- Written by Jonathan Clatworthy Jonathan Clatworthy
- Published: 13 June 2015 13 June 2015
- Hits: 2342 2342
Will Greece default on its debts?
Will it leave the Eurozone?
Will it leave the European Union?
Will it matter? To whom?
From most British and European newspapers you might have got the impression that if Greece defaults on its debts the world will return to the chaos that reigned before it cooled down enough to sustain life. The loans must be repaid! Or else… anything could happen!
If, on the other hand, they do get repaid, the present suffering of many Greeks will get worse; but the news media rarely notice that. The Greek people do, of course, and that is why their government remains popular.
The International Monetary Fund are so fed up with the Greeks that they have refused to play any more, picked up their bat and ball and gone home. Lucky them. They have homes to go to, unlike many suffering the effects of their policies.
Why not just cancel the debts? Why don’t the creditors write them off?
Imagine what it would be like if you were a financial wheeler-dealer, with billions passing through your accounts all the time. Suppose millions of people were homeless or starving because of the interest rates you were imposing. How would you feel about imposing all that suffering on them? Might you not feel a twinge of conscience? Might you not wonder whether the decent thing to say was ‘okay, don’t bother to repay me’? After all this is how most people treat their children and anyone else they care about. Why can’t we extend it?
As it is, the creditors can provide reasons why they cannot cancel the debts. There are chains of formal and legal obligations. Those obligations all boil down to the same thing: rich people are making money out of the poverty of poor people, and they want to carry on.
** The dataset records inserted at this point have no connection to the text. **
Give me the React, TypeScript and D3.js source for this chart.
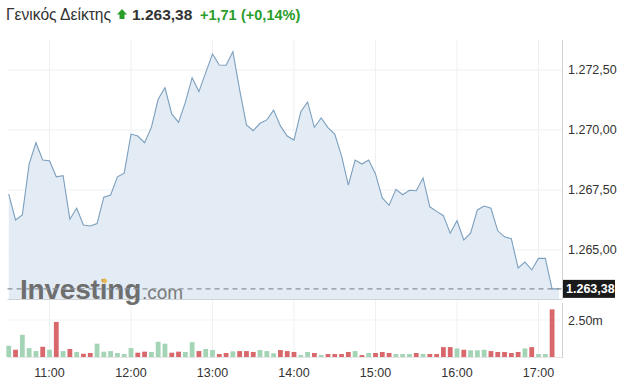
import * as d3 from "d3";

// 5-minute closes, starting 10:30
const startTime = "10:30";
const prices = [
  1267.33, 1266.25, 1266.46, 1268.58, 1269.47, 1268.75, 1268.72, 1268.05, 1268.1, 1266.28,
  1266.74, 1266.04, 1266.0, 1266.1, 1267.2, 1267.29, 1268.05, 1268.2, 1269.83, 1269.75,
  1269.47, 1270.11, 1271.28, 1271.76, 1270.67, 1270.32, 1271.15, 1272.18, 1271.6, 1272.39,
  1273.17, 1272.71, 1272.7, 1273.26, 1271.67, 1270.21, 1269.97, 1270.28, 1270.42, 1270.83,
  1270.17, 1269.75, 1269.58, 1270.76, 1271.17, 1270.11, 1270.5, 1270.1, 1269.83, 1268.92,
  1267.7, 1268.75, 1268.58, 1268.75, 1268.17, 1267.17, 1266.86, 1267.53, 1267.3, 1267.49,
  1267.47, 1268.0, 1266.8, 1266.61, 1266.43, 1265.7, 1266.22, 1265.42, 1265.7, 1266.67,
  1266.83, 1266.74, 1265.8, 1265.55, 1265.47, 1264.25, 1264.5, 1264.17, 1264.65, 1264.65,
  1263.38, 1263.38,
];

// volume in millions, volUp = up bar (green)
const volumes = [
  0.76, 0.49, 1.5, 0.6, 0.4, 0.69, 0.49, 2.37, 0.4, 0.54,
  0.34, 0.22, 0.27, 0.9, 0.36, 0.4, 0.27, 0.2, 0.6, 0.29,
  0.36, 0.34, 1.03, 0.9, 0.29, 0.36, 0.34, 1.0, 0.4, 0.54,
  0.47, 0.2, 0.27, 0.38, 0.4, 0.4, 0.34, 0.47, 0.4, 0.25,
  0.47, 0.4, 0.34, 0.13, 0.34, 0.27, 0.13, 0.2, 0.2, 0.2,
  0.34, 0.4, 0.13, 0.27, 0.27, 0.34, 0.27, 0.2, 0.2, 0.2,
  0.27, 0.2, 0.2, 0.2, 0.67, 0.67, 0.58, 0.49, 0.45, 0.45,
  0.49, 0.4, 0.34, 0.34, 0.27, 0.34, 0.58, 0.67, 0.2, 0.2,
  3.22,
];
const volUp = [
  1, 0, 1, 1, 1, 0, 1, 0, 1, 0,
  1, 0, 0, 1, 1, 1, 1, 1, 1, 0,
  0, 1, 1, 1, 0, 0, 1, 1, 0, 1,
  1, 0, 0, 1, 0, 0, 0, 1, 1, 1,
  0, 0, 0, 1, 1, 0, 1, 0, 0, 0,
  0, 1, 0, 1, 0, 0, 0, 1, 1, 1,
  0, 1, 0, 0, 0, 0, 1, 0, 1, 1,
  1, 0, 0, 0, 0, 0, 1, 0, 1, 1,
  0,
];

const priceTicks = [1265, 1267.5, 1270, 1272.5];
const volTicks = [2.5];
const hourTicks = ["11:00", "12:00", "13:00", "14:00", "15:00", "16:00", "17:00"];

const title = "Γενικός Δείκτης";
const lastPrice = "1.263,38";
const change = "+1,71";
const changePct = "(+0,14%)";
const lastValue = 1263.38;

const toMin = (s: string) => {
  const [h, m] = s.split(":").map(Number);
  return h * 60 + m;
};
const grFmt = (v: number) =>
  d3.format(",.2f")(v).replace(/,/g, "#").replace(".", ",").replace(/#/g, ".");

const FONT = "'Liberation Sans', Arial, sans-serif";

export default function App() {
  const left = 7.5;
  const right = 562;
  const t0 = toMin(startTime);

  const x = d3.scaleLinear().domain([660, 1020]).range([49.5, 538.5]);
  const y = d3.scaleLinear().domain([1262.958, 1273.75]).range([299, 40]);
  const yv = d3.scaleLinear().domain([0, 2.5]).range([357, 320]);

  const pts = prices.map((p, i) => ({ t: t0 + i * 5, p }));
  const line = d3
    .line<{ t: number; p: number }>()
    .x((d) => x(d.t))
    .y((d) => y(d.p));
  const area = d3
    .area<{ t: number; p: number }>()
    .x((d) => x(d.t))
    .y0(299)
    .y1((d) => y(d.p));

  const barW = 4.8;

  return (
    <svg
      width={626}
      height={390}
      style={{ position: "absolute", left: 0, top: 0, background: "#fff" }}
      fontFamily={FONT}
    >
      {/* header */}
      <text x={6} y={20} fontSize={15.6} fill="#333">
        {title}
      </text>
      <path d="M122 9 L127 14.5 L124.5 14.5 L124.5 19 L119.5 19 L119.5 14.5 L117 14.5 Z" fill="#2a9d2a" />
      <text x={132} y={20} fontSize={15.5} fontWeight="bold" fill="#333">
        {lastPrice}
      </text>
      <text x={200} y={20} fontSize={14.5} fontWeight="bold" fill="#2a9d2a">
        {change}
      </text>
      <text x={241} y={20} fontSize={14.5} fontWeight="bold" fill="#2a9d2a">
        {changePct}
      </text>

      {/* grid */}
      {hourTicks.map((h) => (
        <line key={h} x1={x(toMin(h))} x2={x(toMin(h))} y1={40} y2={357} stroke="#eef0f2" />
      ))}
      {priceTicks.map((v) => (
        <line key={v} x1={left} x2={right} y1={y(v)} y2={y(v)} stroke="#eef0f2" />
      ))}
      {volTicks.map((v) => (
        <line key={v} x1={left} x2={right} y1={yv(v)} y2={yv(v)} stroke="#f3f3f3" />
      ))}

      {/* price */}
      <path d={area(pts) || ""} fill="#e3ecf5" />
      <path d={line(pts) || ""} fill="none" stroke="#7c9fbe" strokeWidth={1.1} />
      <line x1={left} x2={right} y1={299.5} y2={299.5} stroke="#cfd3d6" />

      {/* watermark */}
      <text x={20} y={299} fontSize={28} fontWeight="bold" fill="#6e6e6e" letterSpacing={-0.2}>
        Investing
      </text>
      <circle cx={104.5} cy={281} r={2.4} fill="#e8b64a" />
      <text x={142} y={299} fontSize={19} fill="#7a7a7a">
        .com
      </text>

      <line
        x1={left}
        x2={right}
        y1={y(lastValue)}
        y2={y(lastValue)}
        stroke="#8a9096"
        strokeWidth={1.2}
        strokeDasharray="5,4"
      />

      {/* volume */}
      {volumes.map((v, i) => {
        const cx = x(t0 + i * 5);
        return (
          <rect
            key={i}
            x={cx - barW / 2}
            y={yv(v)}
            width={barW}
            height={357 - yv(v)}
            fill={volUp[i] ? "#a3d4b6" : "#d9686c"}
          />
        );
      })}
      <line x1={left} x2={right} y1={357.5} y2={357.5} stroke="#e6e6e6" />

      {/* right axis */}
      <line x1={right + 0.5} x2={right + 0.5} y1={40} y2={299} stroke="#cfd3d6" />
      <line x1={right + 0.5} x2={right + 0.5} y1={303} y2={358} stroke="#cfd3d6" />
      {priceTicks.map((v) => (
        <text key={v} x={568} y={y(v) + 4.5} fontSize={12.5} fill="#333">
          {grFmt(v)}
        </text>
      ))}
      {volTicks.map((v) => (
        <text key={v} x={568} y={yv(v) + 4.5} fontSize={12.5} fill="#333">
          {d3.format(".2f")(v)}m
        </text>
      ))}
      <rect x={563} y={y(lastValue) - 9} width={52} height={18} fill="#1a1a1a" />
      <text x={566} y={y(lastValue) + 4.5} fontSize={12.5} fontWeight="bold" fill="#fff">
        {grFmt(lastValue)}
      </text>

      {/* time axis */}
      {hourTicks.map((h) => (
        <text key={h} x={x(toMin(h))} y={377} fontSize={12.5} fill="#333" textAnchor="middle">
          {h}
        </text>
      ))}
    </svg>
  );
}
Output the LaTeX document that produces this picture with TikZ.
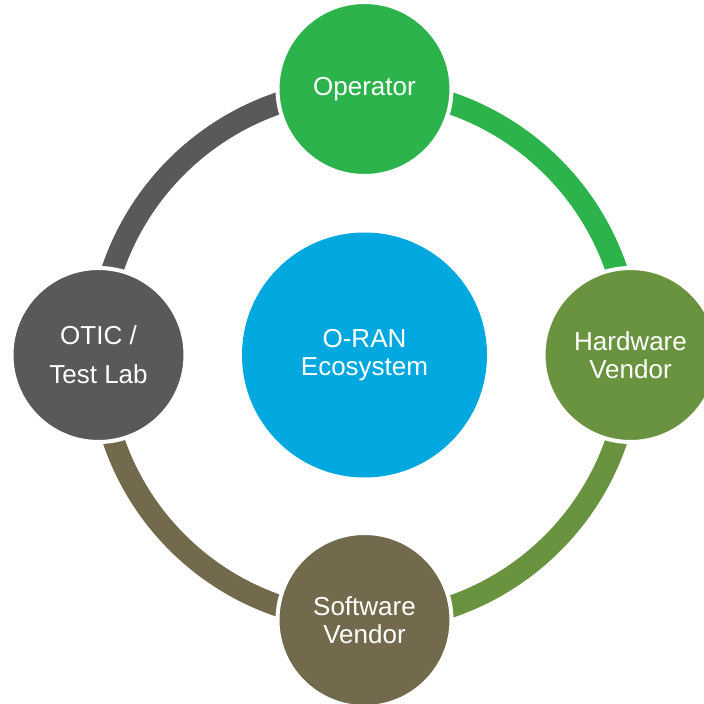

The trails are so long that nobody sees the people they are oppressing, or even knows who they are.
Throughout history – even before money was invented – rich people found ways to increase their wealth at the expense of the poor. If it carried on too long there was social unrest. Throughout history, extremes of wealth and poverty have been solved by cancelling debts. Ancient Near Eastern kings, on their accession, often made themselves popular by decreeing a cancellation. There is evidence that Solon, usually credited with introducing the first democracy in Athens, also decreed a cancellation of debts.
The Bible approves. In the oldest law code,
If you lend money to my people, to the poor among you, you shall not deal with them as a creditor; you shall not exact interest from them (Exodus 22:25).
Why not? Because they were not talking about new businesses needing a bank loan in order to start making a profit. They were talking about the far more common situation where desperate poverty forces people to borrow money which they will probably never be able to repay.
About the same time as Solon, Deuteronomy (15:1) rationalised the occasional debt cancellations by fixing them at seven-year intervals. This provided a precedent: the book of Nehemiah provides a fascinating account from the following century of how Nehemiah publicly chastised Jewish creditors for disobeying Deuteronomy and obliged them to cancel debts.
Later again Jesus appealed to this tradition, calling it ‘the kingdom of God’. The most familiar version of the Lord’s Prayer includes the words:
Forgive us our trespasses as we forgive those who trespass against us.
It is the polite version. (What counts as a trespass?) The Lord’s Prayer appears in two gospels, Matthew and Luke. The Matthew version runs:
Forgive us our debts, as we also have forgiven our debtors (Matthew 6:12, NRSV).
Jesus was, after all, talking to people who knew all about debt and starvation.
The theme continued in the early Christian Church. Almost two hundred years after Jesus a Christian philosopher, Clement of Alexandria, could write a book entitled Can the Rich Man be Saved?
Cancelling debts was ‘the kingdom of God’ because God has provided a world with enough good things for everybody’s needs to be met. When some have more than they need and others have less, the best arrangement is for those with more to give to those with less. You do not need to accept the authority of the Bible or believe in God to see the point.
It has been done. The last major cancellation of debts in Europe was caused by the Second World War. Thereafter the Welfare State was designed to prevent extremes of wealth and poverty. Over the last forty years, however, it has been gradually dismantled, allowing for the rapid polarisation of wealth which is happening now.
What happens next? If history is any guide there will be increasing unrest until something is done about it. It may be war or revolution, or it may be a systematic redistribution managed by governments. There have been times – the ancient Roman empire, the USA and Russia today – when government power is so great, and the impoverished so powerless, that extremes survive for a very long time. I cannot see that happening in Europe, with its smaller and better educated countries. I expect some kind of major upset within the next ten years or so.
If the International Monetary Fund, the European Union and the European Central Bank had reflected on what sort of future their policies are going to produce, they might have accepted that Solon was right, and so are his present day successors.